Tuesday, February 9, 2010

This ain't no no-knead pizza

I first heard about Jim Lahey's no-knead bread recipe through the lovely Luisa from Wednesday Chef, and was intrigued by the whole business: fermenting water, shaggy dough, crackling bread! I read as much as I could, and it seemed as if every blogger worth his/her salt made this with showstopping success and loved every minute of it. The recipe was copied and saved and added to my to-bake list.

And that's where it still is. You know why? It's the waiting bit. First it's 12 hours (but preferably 18). Then wait another 2 hours. Then bake for 30 minutes at a temperature which will probably ruin your fabulous new castiron pot's handle. And it's 3 days later before you get to enjoy this wonderful bread. Now, I think it's time for me to play the baby card. Just reading about all this waiting around, and thinking about how I'm going to fit it in between feeding a baby, playing with a baby, trying to get a baby to go to sleep, changing a baby, and have I mentioned feeding a baby?, and I'm exhausted enough to abandon the recipe for some unforseen future date, probably when Little Girl is in her teens.

Also, and probably more importantly, there's the no-kneading bit, which I realise is necessary as it's part of the name and everything, but the more I think about it, the more I have to admit that I actually like kneading. I like how the dough is all gooey and sticky and messes up your rings (and I ALWAYS forget to take off my rings), but the more you push and fold and push and fold, the silkier it gets, until you're left with a smooth mound of soft white springy dough. I find it therapeutic, much the same as stirring risotto.
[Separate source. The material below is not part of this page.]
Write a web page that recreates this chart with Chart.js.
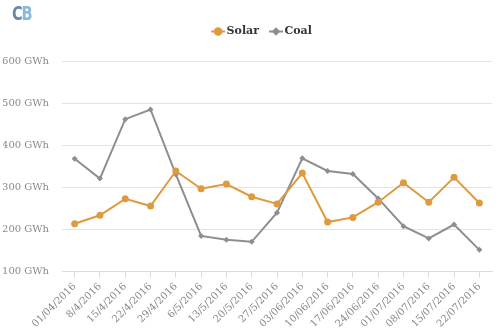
<!DOCTYPE html>
<html>
<head>
<meta charset="utf-8">
<script src="https://cdn.jsdelivr.net/npm/chart.js@4"></script>
<style>
  html, body { margin: 0; padding: 0; background: #fff; }
  #wrap { position: relative; width: 500px; height: 333px; }
  #logo {
    position: absolute; left: 12px; top: 2px;
    font: bold 19px "DejaVu Sans Condensed", "DejaVu Sans", sans-serif;
    letter-spacing: -1.5px;
    transform: scaleX(0.85); transform-origin: left top;
  }
  #logo .c { color: #6289ab; }
  #logo .b { color: #86b9de; }
</style>
</head>
<body>
<div id="wrap">
  <div id="logo"><span class="c">C</span><span class="b">B</span></div>
  <canvas id="chart" width="500" height="333"></canvas>
</div>
<script>
const weeks = ["01/04/2016", "8/4/2016", "15/4/2016", "22/4/2016", "29/4/2016", "6/5/2016",
  "13/5/2016", "20/5/2016", "27/5/2016", "03/06/2016", "10/06/2016", "17/06/2016",
  "24/06/2016", "01/07/2016", "08/07/2016", "15/07/2016", "22/07/2016"]
const solar = [214, 234, 273, 256, 339, 297, 308, 278, 261, 334, 218, 229, 265, 311, 265, 324, 263]
const coal = [368, 321, 462, 485, 331, 185, 176, 171, 240, 369, 339, 332, 274, 208, 179, 212, 152]
const yTicks = [100, 200, 300, 400, 500, 600]

const solarColor = "#e09a3e"
const coalColor = "#8e8e8e"
const serif = "'DejaVu Serif', serif"

// legend: extra room below, nudged right, short line through each marker
const legendTweaks = {
  id: "legendTweaks",
  beforeInit(chart) {
    const fit = chart.legend.fit
    chart.legend.fit = function () {
      fit.call(this)
      this.height += 14
    }
  },
  afterLayout(chart) {
    chart.legend.left += 16
    chart.legend.right += 16
  },
  afterDraw(chart) {
    const legend = chart.legend
    if (!legend || !legend.legendHitBoxes) return
    const ctx = chart.ctx
    legend.legendHitBoxes.forEach((box, i) => {
      const item = legend.legendItems[i]
      const cx = box.left + 3
      const cy = box.top + box.height / 2
      ctx.save()
      ctx.strokeStyle = item.strokeStyle
      ctx.lineWidth = 2
      ctx.beginPath()
      ctx.moveTo(cx - 7, cy)
      ctx.lineTo(cx + 7, cy)
      ctx.stroke()
      ctx.restore()
    })
  },
}

new Chart(document.getElementById("chart"), {
  type: "line",
  data: {
    labels: weeks,
    datasets: [
      {
        label: "Solar",
        data: solar,
        borderColor: solarColor,
        backgroundColor: solarColor,
        borderWidth: 2,
        pointRadius: 3.5,
        pointBorderWidth: 0,
        pointStyle: "circle",
        tension: 0,
      },
      {
        label: "Coal",
        data: coal,
        borderColor: coalColor,
        backgroundColor: coalColor,
        borderWidth: 2,
        pointRadius: 3,
        pointBorderWidth: 0,
        pointStyle: "rectRot",
        tension: 0,
      },
    ],
  },
  options: {
    responsive: false,
    animation: false,
    layout: { padding: { left: 3, right: 8, top: 12, bottom: 0 } },
    plugins: {
      legend: {
        position: "top",
        labels: {
          usePointStyle: true,
          boxWidth: 6,
          boxHeight: 6,
          padding: 14,
          color: "#333",
          font: { family: serif, size: 11, weight: "bold" },
        },
      },
      tooltip: { enabled: false },
    },
    scales: {
      x: {
        offset: true,
        grid: {
          display: true,
          drawOnChartArea: false,
          drawTicks: true,
          tickLength: 6,
          color: "#dcdcdc",
        },
        border: { display: true, color: "#dcdcdc" },
        ticks: {
          autoSkip: false,
          maxRotation: 45,
          minRotation: 45,
          color: "#888",
          font: { family: serif, size: 10 },
        },
      },
      y: {
        min: yTicks[0],
        max: yTicks[yTicks.length - 1],
        afterBuildTicks: (axis) => {
          axis.ticks = yTicks.map((v) => ({ value: v }))
        },
        afterFit: (axis) => {
          axis.width = 59
        },
        grid: { color: "#e3e3e3", drawTicks: false },
        border: { display: false },
        ticks: {
          padding: 13,
          color: "#888",
          font: { family: serif, size: 10 },
          callback: (v) => v + " GWh",
        },
      },
    },
  },
  plugins: [legendTweaks],
})
</script>
</body>
</html>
Then, to top it all, I found a recipe that doesn't include waiting. That's right. You turn on the oven, mix you dough, knead it for about 10 blissfull minutes, by which time your oven and pizza stone is nice and hot, and you can do a quick assembly and ta-da! Pizza in the oven. Also, if you don't want two huge pizzas, which this recipe makes, you can freeze half of it, ready for those evenings when you're tired and hungry and couldn't be bothered to make something fancier. Oh, be still my fluttering heart!

Not that I have abandoned all hope of ever making Mr. Lahey's masterpiece. It's still on the to-bake list, and it still sounds intriguing. One day I'll get around to it, and see what all the fuss is about. I might even ignore the fact that thousands of bloggers before me has done the same, and write and tell you all about it.

makes 2 large pizzas

2 cups flour (this is where all bloggers start to discuss the virtues of different types of flour. I'm still new and stupid, so let's say plain)
8g sachet instant yeast
pinch of caster sugar
2 tablespoons olive oil
3/4 cup warm water

Preheat the oven to 200°C.

Sift flour into a bowl. Add the rest of the ingredients, and a pinch of salt, and mix until the dough comes together.

On a floured benchtop, knead the dough until elastic and springy, about 10 minutes. Divide into halves, roll out.

Add your toppings, and bake for 15-20 minutes, or until the crust is golden brown.


You might notice the absence of a photo of the finished pizza. That is because the  Little Girl demanded a drink the moment the pizza went into the oven, and I lost track of time. Fabulous Man was on the phone, so nobody was looking out for dinner. In short, it burnt. Not a lot. It was very delicious after we cut off the burnt edges, but still not good enough to take a photo of. Instead, please accept a photo of an original piece of artwork of mine, called Flower. I know it will make up for it.